*Problem statement:* Repeat exactly what appears from the opening line of the listing to the line with "0.261,0.256,0.256];", inclusive.

*Source data:*
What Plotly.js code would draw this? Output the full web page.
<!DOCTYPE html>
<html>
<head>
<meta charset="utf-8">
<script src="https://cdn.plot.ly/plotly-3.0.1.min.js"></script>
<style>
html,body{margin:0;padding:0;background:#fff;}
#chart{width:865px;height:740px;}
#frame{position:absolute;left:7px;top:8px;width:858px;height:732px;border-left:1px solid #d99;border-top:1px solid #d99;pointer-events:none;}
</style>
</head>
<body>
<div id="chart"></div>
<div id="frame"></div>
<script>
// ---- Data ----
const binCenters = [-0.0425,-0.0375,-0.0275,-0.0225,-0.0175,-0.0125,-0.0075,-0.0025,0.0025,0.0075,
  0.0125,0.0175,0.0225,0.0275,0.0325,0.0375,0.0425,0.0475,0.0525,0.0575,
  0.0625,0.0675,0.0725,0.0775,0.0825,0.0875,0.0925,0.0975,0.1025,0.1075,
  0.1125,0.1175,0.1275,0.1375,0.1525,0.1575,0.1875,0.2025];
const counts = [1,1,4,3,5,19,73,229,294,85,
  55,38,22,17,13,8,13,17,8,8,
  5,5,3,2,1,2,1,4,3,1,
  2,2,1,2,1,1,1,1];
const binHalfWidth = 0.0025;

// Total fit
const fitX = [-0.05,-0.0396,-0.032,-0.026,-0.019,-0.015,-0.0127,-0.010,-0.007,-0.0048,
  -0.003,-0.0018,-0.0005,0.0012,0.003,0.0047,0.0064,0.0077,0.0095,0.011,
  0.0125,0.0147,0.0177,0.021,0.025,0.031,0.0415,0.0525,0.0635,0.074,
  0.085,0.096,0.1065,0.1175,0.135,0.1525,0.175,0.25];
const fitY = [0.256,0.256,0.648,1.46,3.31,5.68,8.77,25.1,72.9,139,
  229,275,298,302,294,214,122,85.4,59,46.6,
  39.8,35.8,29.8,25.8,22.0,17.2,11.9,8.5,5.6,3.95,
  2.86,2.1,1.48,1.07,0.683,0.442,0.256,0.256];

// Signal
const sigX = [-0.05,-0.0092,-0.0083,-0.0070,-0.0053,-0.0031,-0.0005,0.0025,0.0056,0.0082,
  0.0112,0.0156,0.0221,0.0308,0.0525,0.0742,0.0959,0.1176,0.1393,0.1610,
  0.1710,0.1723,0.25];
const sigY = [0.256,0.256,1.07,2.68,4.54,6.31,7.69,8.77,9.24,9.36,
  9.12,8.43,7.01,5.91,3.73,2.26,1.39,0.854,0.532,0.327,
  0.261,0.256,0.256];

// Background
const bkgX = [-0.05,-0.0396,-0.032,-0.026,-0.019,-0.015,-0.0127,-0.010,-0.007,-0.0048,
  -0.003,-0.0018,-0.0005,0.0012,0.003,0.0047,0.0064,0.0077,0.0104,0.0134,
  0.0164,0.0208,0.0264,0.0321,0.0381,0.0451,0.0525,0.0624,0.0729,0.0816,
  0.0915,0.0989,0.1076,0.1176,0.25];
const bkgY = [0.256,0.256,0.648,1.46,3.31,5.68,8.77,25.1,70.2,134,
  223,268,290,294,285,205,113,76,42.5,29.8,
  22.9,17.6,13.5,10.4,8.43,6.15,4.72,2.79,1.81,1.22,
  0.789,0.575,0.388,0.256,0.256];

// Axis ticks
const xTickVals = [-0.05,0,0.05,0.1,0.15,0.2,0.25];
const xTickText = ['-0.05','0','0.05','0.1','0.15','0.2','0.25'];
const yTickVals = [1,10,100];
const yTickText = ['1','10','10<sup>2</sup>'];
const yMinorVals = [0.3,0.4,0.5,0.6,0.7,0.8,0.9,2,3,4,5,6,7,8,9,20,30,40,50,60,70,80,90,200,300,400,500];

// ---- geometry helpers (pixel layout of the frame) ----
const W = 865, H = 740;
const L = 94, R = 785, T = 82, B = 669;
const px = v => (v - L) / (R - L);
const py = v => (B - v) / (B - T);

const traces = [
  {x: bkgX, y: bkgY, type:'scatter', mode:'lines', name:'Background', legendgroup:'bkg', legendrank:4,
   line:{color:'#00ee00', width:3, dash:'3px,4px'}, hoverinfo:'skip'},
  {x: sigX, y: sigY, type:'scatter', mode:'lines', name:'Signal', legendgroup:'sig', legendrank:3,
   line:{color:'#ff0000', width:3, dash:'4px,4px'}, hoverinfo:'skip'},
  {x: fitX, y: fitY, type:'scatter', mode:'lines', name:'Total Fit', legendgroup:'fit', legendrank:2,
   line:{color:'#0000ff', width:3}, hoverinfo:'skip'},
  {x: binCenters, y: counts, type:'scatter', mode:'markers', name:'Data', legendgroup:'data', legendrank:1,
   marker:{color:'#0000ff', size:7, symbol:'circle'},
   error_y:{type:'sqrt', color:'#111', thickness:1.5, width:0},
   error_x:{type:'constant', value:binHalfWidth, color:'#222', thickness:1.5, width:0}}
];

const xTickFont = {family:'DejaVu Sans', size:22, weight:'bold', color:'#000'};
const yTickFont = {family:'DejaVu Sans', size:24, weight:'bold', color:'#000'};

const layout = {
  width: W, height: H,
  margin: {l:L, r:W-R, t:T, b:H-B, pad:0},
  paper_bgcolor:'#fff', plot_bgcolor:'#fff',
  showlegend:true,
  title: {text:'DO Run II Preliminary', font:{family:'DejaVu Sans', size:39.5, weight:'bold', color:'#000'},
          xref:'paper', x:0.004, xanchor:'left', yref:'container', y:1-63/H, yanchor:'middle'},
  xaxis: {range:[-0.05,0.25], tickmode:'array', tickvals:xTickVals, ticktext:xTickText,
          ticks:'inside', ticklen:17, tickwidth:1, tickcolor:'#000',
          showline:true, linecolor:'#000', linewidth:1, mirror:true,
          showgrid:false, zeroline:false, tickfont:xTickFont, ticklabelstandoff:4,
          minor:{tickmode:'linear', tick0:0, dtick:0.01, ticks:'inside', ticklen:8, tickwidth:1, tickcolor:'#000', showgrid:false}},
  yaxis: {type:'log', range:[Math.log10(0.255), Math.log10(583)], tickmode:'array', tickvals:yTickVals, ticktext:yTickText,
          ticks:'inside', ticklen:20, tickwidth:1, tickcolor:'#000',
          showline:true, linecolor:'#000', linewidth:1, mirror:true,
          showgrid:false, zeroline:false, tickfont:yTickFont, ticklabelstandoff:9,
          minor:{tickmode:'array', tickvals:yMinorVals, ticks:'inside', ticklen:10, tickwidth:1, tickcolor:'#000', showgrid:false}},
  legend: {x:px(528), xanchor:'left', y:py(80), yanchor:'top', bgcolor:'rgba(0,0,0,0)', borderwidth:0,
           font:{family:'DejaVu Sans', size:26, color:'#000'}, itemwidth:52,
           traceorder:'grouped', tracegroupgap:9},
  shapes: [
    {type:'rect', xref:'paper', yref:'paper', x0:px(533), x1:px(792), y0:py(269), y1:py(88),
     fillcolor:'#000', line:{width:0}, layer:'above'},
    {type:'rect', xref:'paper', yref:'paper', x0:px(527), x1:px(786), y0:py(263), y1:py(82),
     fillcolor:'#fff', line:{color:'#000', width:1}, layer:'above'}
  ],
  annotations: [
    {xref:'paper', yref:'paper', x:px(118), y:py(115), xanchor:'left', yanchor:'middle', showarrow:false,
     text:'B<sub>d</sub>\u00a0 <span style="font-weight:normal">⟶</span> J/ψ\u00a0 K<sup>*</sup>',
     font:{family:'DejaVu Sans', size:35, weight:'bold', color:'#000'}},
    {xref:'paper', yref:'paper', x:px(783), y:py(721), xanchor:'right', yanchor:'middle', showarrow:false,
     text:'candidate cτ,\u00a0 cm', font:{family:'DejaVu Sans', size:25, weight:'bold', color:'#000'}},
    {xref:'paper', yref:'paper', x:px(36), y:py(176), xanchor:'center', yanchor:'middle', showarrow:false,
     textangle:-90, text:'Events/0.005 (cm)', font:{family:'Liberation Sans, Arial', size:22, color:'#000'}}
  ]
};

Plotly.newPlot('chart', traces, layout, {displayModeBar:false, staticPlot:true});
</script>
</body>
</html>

*Task response:*
What Plotly.js code would draw this? Output the full web page.
<!DOCTYPE html>
<html>
<head>
<meta charset="utf-8">
<script src="https://cdn.plot.ly/plotly-3.0.1.min.js"></script>
<style>
html,body{margin:0;padding:0;background:#fff;}
#chart{width:865px;height:740px;}
#frame{position:absolute;left:7px;top:8px;width:858px;height:732px;border-left:1px solid #d99;border-top:1px solid #d99;pointer-events:none;}
</style>
</head>
<body>
<div id="chart"></div>
<div id="frame"></div>
<script>
// ---- Data ----
const binCenters = [-0.0425,-0.0375,-0.0275,-0.0225,-0.0175,-0.0125,-0.0075,-0.0025,0.0025,0.0075,
  0.0125,0.0175,0.0225,0.0275,0.0325,0.0375,0.0425,0.0475,0.0525,0.0575,
  0.0625,0.0675,0.0725,0.0775,0.0825,0.0875,0.0925,0.0975,0.1025,0.1075,
  0.1125,0.1175,0.1275,0.1375,0.1525,0.1575,0.1875,0.2025];
const counts = [1,1,4,3,5,19,73,229,294,85,
  55,38,22,17,13,8,13,17,8,8,
  5,5,3,2,1,2,1,4,3,1,
  2,2,1,2,1,1,1,1];
const binHalfWidth = 0.0025;

// Total fit
const fitX = [-0.05,-0.0396,-0.032,-0.026,-0.019,-0.015,-0.0127,-0.010,-0.007,-0.0048,
  -0.003,-0.0018,-0.0005,0.0012,0.003,0.0047,0.0064,0.0077,0.0095,0.011,
  0.0125,0.0147,0.0177,0.021,0.025,0.031,0.0415,0.0525,0.0635,0.074,
  0.085,0.096,0.1065,0.1175,0.135,0.1525,0.175,0.25];
const fitY = [0.256,0.256,0.648,1.46,3.31,5.68,8.77,25.1,72.9,139,
  229,275,298,302,294,214,122,85.4,59,46.6,
  39.8,35.8,29.8,25.8,22.0,17.2,11.9,8.5,5.6,3.95,
  2.86,2.1,1.48,1.07,0.683,0.442,0.256,0.256];

// Signal
const sigX = [-0.05,-0.0092,-0.0083,-0.0070,-0.0053,-0.0031,-0.0005,0.0025,0.0056,0.0082,
  0.0112,0.0156,0.0221,0.0308,0.0525,0.0742,0.0959,0.1176,0.1393,0.1610,
  0.1710,0.1723,0.25];
const sigY = [0.256,0.256,1.07,2.68,4.54,6.31,7.69,8.77,9.24,9.36,
  9.12,8.43,7.01,5.91,3.73,2.26,1.39,0.854,0.532,0.327,
  0.261,0.256,0.256];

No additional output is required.